*PROBLEM TO SOLVE*: Your task is to repeat the lines below exactly, excluding any pictures they contain.

*RAW DATA*:
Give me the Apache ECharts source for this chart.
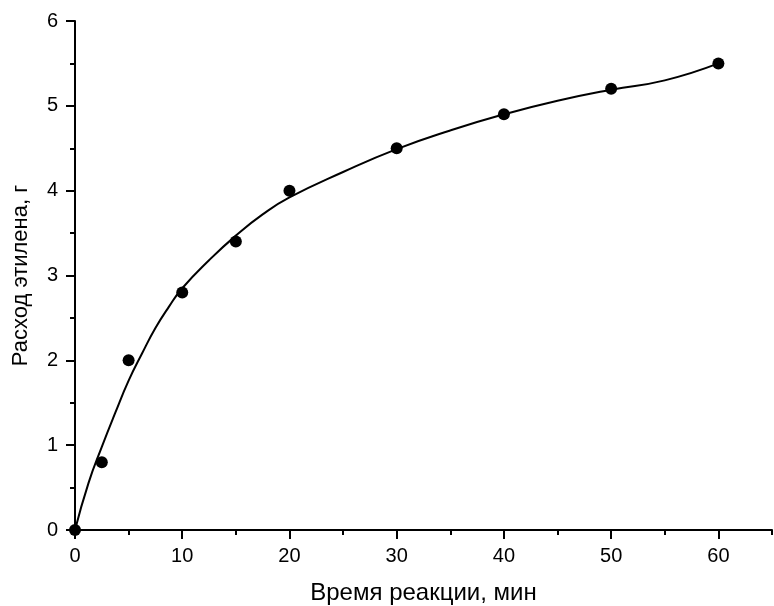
<!DOCTYPE html>
<html>
<head>
<meta charset="utf-8">
<script src="https://cdn.jsdelivr.net/npm/echarts@6/dist/echarts.min.js"></script>
<style>
  html, body { margin: 0; padding: 0; background: #fff; }
  #chart { width: 774px; height: 606px; }
</style>
</head>
<body>
<div id="chart"></div>
<script>
// measured points
const timeMin = [0, 2.5, 5, 10, 15, 20, 30, 40, 50, 60];
const ethylene = [0, 0.8, 2.0, 2.8, 3.4, 4.0, 4.5, 4.9, 5.2, 5.5];

// fitted curve
const curveX = [0, 1.25, 2.5, 3.75, 5, 6.25, 7.5, 8.75, 10, 12.5, 15, 17.5, 20, 25, 30, 35, 40, 45, 50, 55, 60];
const curveY = [0, 0.55, 0.98, 1.38, 1.76, 2.08, 2.38, 2.63, 2.85, 3.18, 3.47, 3.72, 3.92, 4.22, 4.49, 4.71, 4.9, 5.06, 5.19, 5.3, 5.5];

const xMajor = [0, 10, 20, 30, 40, 50, 60];
const xMinor = [5, 15, 25, 35, 45, 55, 65];

const font = "Liberation Sans, Arial, sans-serif";

const myChart = echarts.init(document.getElementById("chart"));

const option = {
  animation: false,
  backgroundColor: "#fff",
  grid: { left: 75, right: 2, top: 21, bottom: 76, outerBoundsMode: "none", containLabel: false },
  xAxis: [
    {
      type: "value",
      min: 0,
      max: 65,
      interval: 5,
      name: "Время реакции, мин",
      nameLocation: "middle",
      nameGap: 51,
      nameTextStyle: { fontFamily: font, fontSize: 24, color: "#000" },
      axisLine: { lineStyle: { color: "#000", width: 2 } },
      axisTick: { customValues: xMajor, length: 9, lineStyle: { color: "#000", width: 2 } },
      axisLabel: {
        customValues: xMajor,
        margin: 16,
        fontFamily: font,
        fontSize: 20,
        color: "#000",
      },
      splitLine: { show: false },
    },
    {
      type: "value",
      min: 0,
      max: 65,
      interval: 5,
      position: "bottom",
      axisLine: { show: false },
      axisTick: { customValues: xMinor, length: 5, lineStyle: { color: "#000", width: 2 } },
      axisLabel: { show: false },
      splitLine: { show: false },
    },
  ],
  yAxis: {
    type: "value",
    min: 0,
    max: 6,
    interval: 1,
    name: "Расход этилена, г",
    nameLocation: "middle",
    nameGap: 43,
    nameTextStyle: { fontFamily: font, fontSize: 22, color: "#000" },
    axisLine: { show: true, lineStyle: { color: "#000", width: 2 } },
    axisTick: { show: true, length: 9, lineStyle: { color: "#000", width: 2 } },
    minorTick: { show: true, splitNumber: 2, length: 5, lineStyle: { color: "#000", width: 2 } },
    axisLabel: { margin: 17, fontFamily: font, fontSize: 20, color: "#000" },
    splitLine: { show: false },
    minorSplitLine: { show: false },
  },
  series: [
    {
      name: "fit",
      type: "line",
      xAxisIndex: 0,
      data: curveX.map((x, i) => [x, curveY[i]]),
      smooth: 0.5,
      showSymbol: false,
      lineStyle: { color: "#000", width: 2 },
      z: 2,
    },
    {
      name: "data",
      type: "scatter",
      xAxisIndex: 0,
      data: timeMin.map((x, i) => [x, ethylene[i]]),
      symbol: "circle",
      symbolSize: 12,
      itemStyle: { color: "#000", opacity: 1 },
      z: 3,
    },
  ],
};

myChart.setOption(option);
</script>
</body>
</html>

*EXERCISE OUTPUT*:
Give me the Apache ECharts source for this chart.
<!DOCTYPE html>
<html>
<head>
<meta charset="utf-8">
<script src="https://cdn.jsdelivr.net/npm/echarts@6/dist/echarts.min.js"></script>
<style>
  html, body { margin: 0; padding: 0; background: #fff; }
  #chart { width: 774px; height: 606px; }
</style>
</head>
<body>
<div id="chart"></div>
<script>
// measured points
const timeMin = [0, 2.5, 5, 10, 15, 20, 30, 40, 50, 60];
const ethylene = [0, 0.8, 2.0, 2.8, 3.4, 4.0, 4.5, 4.9, 5.2, 5.5];

// fitted curve
const curveX = [0, 1.25, 2.5, 3.75, 5, 6.25, 7.5, 8.75, 10, 12.5, 15, 17.5, 20, 25, 30, 35, 40, 45, 50, 55, 60];
const curveY = [0, 0.55, 0.98, 1.38, 1.76, 2.08, 2.38, 2.63, 2.85, 3.18, 3.47, 3.72, 3.92, 4.22, 4.49, 4.71, 4.9, 5.06, 5.19, 5.3, 5.5];

const xMajor = [0, 10, 20, 30, 40, 50, 60];
const xMinor = [5, 15, 25, 35, 45, 55, 65];

const font = "Liberation Sans, Arial, sans-serif";

const myChart = echarts.init(document.getElementById("chart"));

const option = {
  animation: false,
  backgroundColor: "#fff",
  grid: { left: 75, right: 2, top: 21, bottom: 76, outerBoundsMode: "none", containLabel: false },
  xAxis: [
    {
      type: "value",
      min: 0,
      max: 65,
      interval: 5,
      name: "Время реакции, мин",
      nameLocation: "middle",
      nameGap: 51,
      nameTextStyle: { fontFamily: font, fontSize: 24, color: "#000" },
      axisLine: { lineStyle: { color: "#000", width: 2 } },
      axisTick: { customValues: xMajor, length: 9, lineStyle: { color: "#000", width: 2 } },
      axisLabel: {
        customValues: xMajor,
        margin: 16,
        fontFamily: font,
        fontSize: 20,
        color: "#000",
      },
      splitLine: { show: false },
    },
    {
      type: "value",
      min: 0,
      max: 65,
      interval: 5,
      position: "bottom",
      axisLine: { show: false },
      axisTick: { customValues: xMinor, length: 5, lineStyle: { color: "#000", width: 2 } },
      axisLabel: { show: false },
      splitLine: { show: false },
    },
  ],
  yAxis: {
    type: "value",
    min: 0,
    max: 6,
    interval: 1,
    name: "Расход этилена, г",
    nameLocation: "middle",
    nameGap: 43,
    nameTextStyle: { fontFamily: font, fontSize: 22, color: "#000" },
    axisLine: { show: true, lineStyle: { color: "#000", width: 2 } },
    axisTick: { show: true, length: 9, lineStyle: { color: "#000", width: 2 } },
    minorTick: { show: true, splitNumber: 2, length: 5, lineStyle: { color: "#000", width: 2 } },
    axisLabel: { margin: 17, fontFamily: font, fontSize: 20, color: "#000" },
    splitLine: { show: false },
    minorSplitLine: { show: false },
  },
  series: [
    {
      name: "fit",
      type: "line",
      xAxisIndex: 0,
      data: curveX.map((x, i) => [x, curveY[i]]),
      smooth: 0.5,
      showSymbol: false,
      lineStyle: { color: "#000", width: 2 },
      z: 2,
    },
    {
      name: "data",
      type: "scatter",
      xAxisIndex: 0,
      data: timeMin.map((x, i) => [x, ethylene[i]]),
      symbol: "circle",
      symbolSize: 12,
      itemStyle: { color: "#000", opacity: 1 },
      z: 3,
    },
  ],
};

myChart.setOption(option);
</script>
</body>
</html>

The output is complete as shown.